DESCRIPTION OF THE TASK → Return the material exactly, first line through the line containing "y_range = [0, 100]", and nothing more. Pictures stay out.

■ ■ ■ ■ ■

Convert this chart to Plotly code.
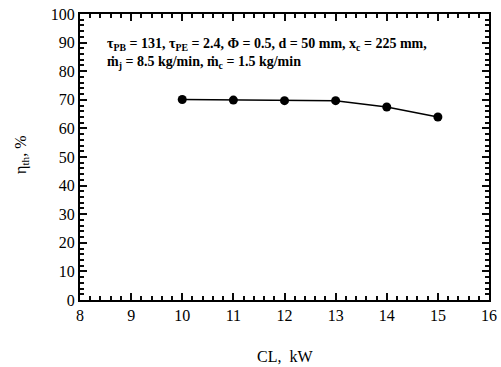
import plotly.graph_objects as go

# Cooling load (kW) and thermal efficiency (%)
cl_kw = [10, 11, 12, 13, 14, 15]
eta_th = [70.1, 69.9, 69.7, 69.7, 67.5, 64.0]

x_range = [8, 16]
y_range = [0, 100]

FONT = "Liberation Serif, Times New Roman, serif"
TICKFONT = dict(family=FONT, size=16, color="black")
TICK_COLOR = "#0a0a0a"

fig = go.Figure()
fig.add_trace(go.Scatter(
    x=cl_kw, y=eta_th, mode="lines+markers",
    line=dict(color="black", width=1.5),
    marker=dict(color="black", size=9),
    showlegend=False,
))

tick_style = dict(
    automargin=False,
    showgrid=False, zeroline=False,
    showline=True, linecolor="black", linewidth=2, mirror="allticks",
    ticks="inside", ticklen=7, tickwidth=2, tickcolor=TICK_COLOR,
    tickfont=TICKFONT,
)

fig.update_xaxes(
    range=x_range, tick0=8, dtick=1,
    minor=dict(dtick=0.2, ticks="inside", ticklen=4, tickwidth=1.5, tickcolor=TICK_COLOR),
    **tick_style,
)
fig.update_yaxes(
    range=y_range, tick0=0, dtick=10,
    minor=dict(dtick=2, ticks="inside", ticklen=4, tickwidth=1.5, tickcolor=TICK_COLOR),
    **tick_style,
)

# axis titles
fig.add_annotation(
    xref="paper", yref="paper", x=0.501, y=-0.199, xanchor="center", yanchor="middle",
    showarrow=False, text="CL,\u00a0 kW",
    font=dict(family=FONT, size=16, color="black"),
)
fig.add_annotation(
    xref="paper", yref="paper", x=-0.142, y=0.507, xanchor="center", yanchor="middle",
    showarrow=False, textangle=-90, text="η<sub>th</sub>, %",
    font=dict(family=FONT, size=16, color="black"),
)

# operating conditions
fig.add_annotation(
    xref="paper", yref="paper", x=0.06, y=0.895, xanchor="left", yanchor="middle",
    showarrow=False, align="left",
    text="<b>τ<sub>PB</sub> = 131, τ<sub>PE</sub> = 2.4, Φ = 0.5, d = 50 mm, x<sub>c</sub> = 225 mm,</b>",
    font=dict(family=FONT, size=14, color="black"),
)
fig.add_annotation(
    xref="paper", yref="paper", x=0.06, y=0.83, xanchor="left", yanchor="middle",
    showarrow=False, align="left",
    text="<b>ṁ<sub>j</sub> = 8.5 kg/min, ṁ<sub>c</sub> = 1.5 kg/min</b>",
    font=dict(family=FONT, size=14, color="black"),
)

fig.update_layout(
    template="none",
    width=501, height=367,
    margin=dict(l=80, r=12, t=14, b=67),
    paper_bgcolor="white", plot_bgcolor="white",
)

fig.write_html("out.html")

■ ■ ■ ■ ■

RESPONSE →
Convert this chart to Plotly code.
import plotly.graph_objects as go

# Cooling load (kW) and thermal efficiency (%)
cl_kw = [10, 11, 12, 13, 14, 15]
eta_th = [70.1, 69.9, 69.7, 69.7, 67.5, 64.0]

x_range = [8, 16]
y_range = [0, 100]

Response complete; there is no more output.